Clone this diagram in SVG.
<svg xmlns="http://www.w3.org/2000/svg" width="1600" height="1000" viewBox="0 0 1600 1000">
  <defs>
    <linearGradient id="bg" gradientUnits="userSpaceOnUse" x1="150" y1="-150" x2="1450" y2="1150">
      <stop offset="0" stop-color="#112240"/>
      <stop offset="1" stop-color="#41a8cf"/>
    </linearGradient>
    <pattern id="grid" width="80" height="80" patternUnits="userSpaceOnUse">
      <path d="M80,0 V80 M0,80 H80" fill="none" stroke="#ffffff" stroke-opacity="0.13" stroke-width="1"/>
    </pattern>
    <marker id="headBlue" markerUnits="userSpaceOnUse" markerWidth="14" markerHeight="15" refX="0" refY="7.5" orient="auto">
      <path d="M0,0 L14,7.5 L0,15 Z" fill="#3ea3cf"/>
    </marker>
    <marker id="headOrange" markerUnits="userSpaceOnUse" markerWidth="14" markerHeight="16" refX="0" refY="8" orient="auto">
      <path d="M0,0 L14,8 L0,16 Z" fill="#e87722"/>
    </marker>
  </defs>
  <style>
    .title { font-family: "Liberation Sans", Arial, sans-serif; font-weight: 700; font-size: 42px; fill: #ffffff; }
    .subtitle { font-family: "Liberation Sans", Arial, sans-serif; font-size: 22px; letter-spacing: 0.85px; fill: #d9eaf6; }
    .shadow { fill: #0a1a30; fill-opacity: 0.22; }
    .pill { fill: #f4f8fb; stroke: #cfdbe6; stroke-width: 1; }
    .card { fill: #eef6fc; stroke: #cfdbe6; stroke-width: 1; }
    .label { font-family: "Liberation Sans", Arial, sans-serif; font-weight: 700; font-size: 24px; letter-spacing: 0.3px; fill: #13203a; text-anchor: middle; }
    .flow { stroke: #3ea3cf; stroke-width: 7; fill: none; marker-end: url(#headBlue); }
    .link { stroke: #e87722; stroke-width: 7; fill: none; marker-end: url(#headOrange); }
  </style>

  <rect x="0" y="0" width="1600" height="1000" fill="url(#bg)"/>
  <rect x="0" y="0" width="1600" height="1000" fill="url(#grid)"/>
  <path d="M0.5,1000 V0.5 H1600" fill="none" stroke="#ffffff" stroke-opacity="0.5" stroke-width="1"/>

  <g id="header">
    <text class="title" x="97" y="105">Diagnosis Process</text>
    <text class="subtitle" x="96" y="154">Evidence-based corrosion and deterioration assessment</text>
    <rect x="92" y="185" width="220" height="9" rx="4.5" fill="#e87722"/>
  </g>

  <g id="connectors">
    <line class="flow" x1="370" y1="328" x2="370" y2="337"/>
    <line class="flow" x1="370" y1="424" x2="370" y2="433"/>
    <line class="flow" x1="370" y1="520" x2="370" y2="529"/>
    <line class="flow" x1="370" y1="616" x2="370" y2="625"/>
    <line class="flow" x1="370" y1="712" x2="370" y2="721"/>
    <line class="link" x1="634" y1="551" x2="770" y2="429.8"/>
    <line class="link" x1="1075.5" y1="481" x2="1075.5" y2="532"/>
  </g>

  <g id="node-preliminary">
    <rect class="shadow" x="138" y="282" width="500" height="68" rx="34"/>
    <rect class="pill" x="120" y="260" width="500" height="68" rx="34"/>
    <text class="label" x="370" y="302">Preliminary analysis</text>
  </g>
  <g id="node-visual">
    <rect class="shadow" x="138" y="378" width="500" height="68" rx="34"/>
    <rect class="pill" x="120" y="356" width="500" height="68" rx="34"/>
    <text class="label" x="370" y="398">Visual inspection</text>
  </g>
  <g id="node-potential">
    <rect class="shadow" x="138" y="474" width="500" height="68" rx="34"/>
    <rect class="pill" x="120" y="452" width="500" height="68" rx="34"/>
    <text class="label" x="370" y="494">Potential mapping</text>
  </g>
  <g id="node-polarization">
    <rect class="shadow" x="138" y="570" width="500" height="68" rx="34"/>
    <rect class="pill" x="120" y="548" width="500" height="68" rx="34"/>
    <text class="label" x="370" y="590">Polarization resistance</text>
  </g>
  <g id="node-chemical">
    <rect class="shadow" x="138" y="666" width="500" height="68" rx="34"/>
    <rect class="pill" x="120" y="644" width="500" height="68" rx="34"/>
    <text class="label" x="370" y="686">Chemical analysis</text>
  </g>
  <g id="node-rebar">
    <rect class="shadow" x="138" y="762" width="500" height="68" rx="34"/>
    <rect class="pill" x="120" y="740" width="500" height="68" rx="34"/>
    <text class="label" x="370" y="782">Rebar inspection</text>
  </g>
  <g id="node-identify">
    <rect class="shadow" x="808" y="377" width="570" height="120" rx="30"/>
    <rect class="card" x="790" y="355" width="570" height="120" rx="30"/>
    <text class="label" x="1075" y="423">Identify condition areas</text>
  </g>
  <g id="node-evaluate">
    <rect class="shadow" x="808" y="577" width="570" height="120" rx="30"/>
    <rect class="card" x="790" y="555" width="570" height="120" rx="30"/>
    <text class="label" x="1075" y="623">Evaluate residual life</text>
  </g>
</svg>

+-------+

### Required task
Go through the listing and print each line exactly as it appears.

### Result below
Clone this diagram in SVG.
<svg xmlns="http://www.w3.org/2000/svg" width="1600" height="1000" viewBox="0 0 1600 1000">
  <defs>
    <linearGradient id="bg" gradientUnits="userSpaceOnUse" x1="150" y1="-150" x2="1450" y2="1150">
      <stop offset="0" stop-color="#112240"/>
      <stop offset="1" stop-color="#41a8cf"/>
    </linearGradient>
    <pattern id="grid" width="80" height="80" patternUnits="userSpaceOnUse">
      <path d="M80,0 V80 M0,80 H80" fill="none" stroke="#ffffff" stroke-opacity="0.13" stroke-width="1"/>
    </pattern>
    <marker id="headBlue" markerUnits="userSpaceOnUse" markerWidth="14" markerHeight="15" refX="0" refY="7.5" orient="auto">
      <path d="M0,0 L14,7.5 L0,15 Z" fill="#3ea3cf"/>
    </marker>
    <marker id="headOrange" markerUnits="userSpaceOnUse" markerWidth="14" markerHeight="16" refX="0" refY="8" orient="auto">
      <path d="M0,0 L14,8 L0,16 Z" fill="#e87722"/>
    </marker>
  </defs>
  <style>
    .title { font-family: "Liberation Sans", Arial, sans-serif; font-weight: 700; font-size: 42px; fill: #ffffff; }
    .subtitle { font-family: "Liberation Sans", Arial, sans-serif; font-size: 22px; letter-spacing: 0.85px; fill: #d9eaf6; }
    .shadow { fill: #0a1a30; fill-opacity: 0.22; }
    .pill { fill: #f4f8fb; stroke: #cfdbe6; stroke-width: 1; }
    .card { fill: #eef6fc; stroke: #cfdbe6; stroke-width: 1; }
    .label { font-family: "Liberation Sans", Arial, sans-serif; font-weight: 700; font-size: 24px; letter-spacing: 0.3px; fill: #13203a; text-anchor: middle; }
    .flow { stroke: #3ea3cf; stroke-width: 7; fill: none; marker-end: url(#headBlue); }
    .link { stroke: #e87722; stroke-width: 7; fill: none; marker-end: url(#headOrange); }
  </style>

  <rect x="0" y="0" width="1600" height="1000" fill="url(#bg)"/>
  <rect x="0" y="0" width="1600" height="1000" fill="url(#grid)"/>
  <path d="M0.5,1000 V0.5 H1600" fill="none" stroke="#ffffff" stroke-opacity="0.5" stroke-width="1"/>

  <g id="header">
    <text class="title" x="97" y="105">Diagnosis Process</text>
    <text class="subtitle" x="96" y="154">Evidence-based corrosion and deterioration assessment</text>
    <rect x="92" y="185" width="220" height="9" rx="4.5" fill="#e87722"/>
  </g>

  <g id="connectors">
    <line class="flow" x1="370" y1="328" x2="370" y2="337"/>
    <line class="flow" x1="370" y1="424" x2="370" y2="433"/>
    <line class="flow" x1="370" y1="520" x2="370" y2="529"/>
    <line class="flow" x1="370" y1="616" x2="370" y2="625"/>
    <line class="flow" x1="370" y1="712" x2="370" y2="721"/>
    <line class="link" x1="634" y1="551" x2="770" y2="429.8"/>
    <line class="link" x1="1075.5" y1="481" x2="1075.5" y2="532"/>
  </g>

  <g id="node-preliminary">
    <rect class="shadow" x="138" y="282" width="500" height="68" rx="34"/>
    <rect class="pill" x="120" y="260" width="500" height="68" rx="34"/>
    <text class="label" x="370" y="302">Preliminary analysis</text>
  </g>
  <g id="node-visual">
    <rect class="shadow" x="138" y="378" width="500" height="68" rx="34"/>
    <rect class="pill" x="120" y="356" width="500" height="68" rx="34"/>
    <text class="label" x="370" y="398">Visual inspection</text>
  </g>
  <g id="node-potential">
    <rect class="shadow" x="138" y="474" width="500" height="68" rx="34"/>
    <rect class="pill" x="120" y="452" width="500" height="68" rx="34"/>
    <text class="label" x="370" y="494">Potential mapping</text>
  </g>
  <g id="node-polarization">
    <rect class="shadow" x="138" y="570" width="500" height="68" rx="34"/>
    <rect class="pill" x="120" y="548" width="500" height="68" rx="34"/>
    <text class="label" x="370" y="590">Polarization resistance</text>
  </g>
  <g id="node-chemical">
    <rect class="shadow" x="138" y="666" width="500" height="68" rx="34"/>
    <rect class="pill" x="120" y="644" width="500" height="68" rx="34"/>
    <text class="label" x="370" y="686">Chemical analysis</text>
  </g>
  <g id="node-rebar">
    <rect class="shadow" x="138" y="762" width="500" height="68" rx="34"/>
    <rect class="pill" x="120" y="740" width="500" height="68" rx="34"/>
    <text class="label" x="370" y="782">Rebar inspection</text>
  </g>
  <g id="node-identify">
    <rect class="shadow" x="808" y="377" width="570" height="120" rx="30"/>
    <rect class="card" x="790" y="355" width="570" height="120" rx="30"/>
    <text class="label" x="1075" y="423">Identify condition areas</text>
  </g>
  <g id="node-evaluate">
    <rect class="shadow" x="808" y="577" width="570" height="120" rx="30"/>
    <rect class="card" x="790" y="555" width="570" height="120" rx="30"/>
    <text class="label" x="1075" y="623">Evaluate residual life</text>
  </g>
</svg>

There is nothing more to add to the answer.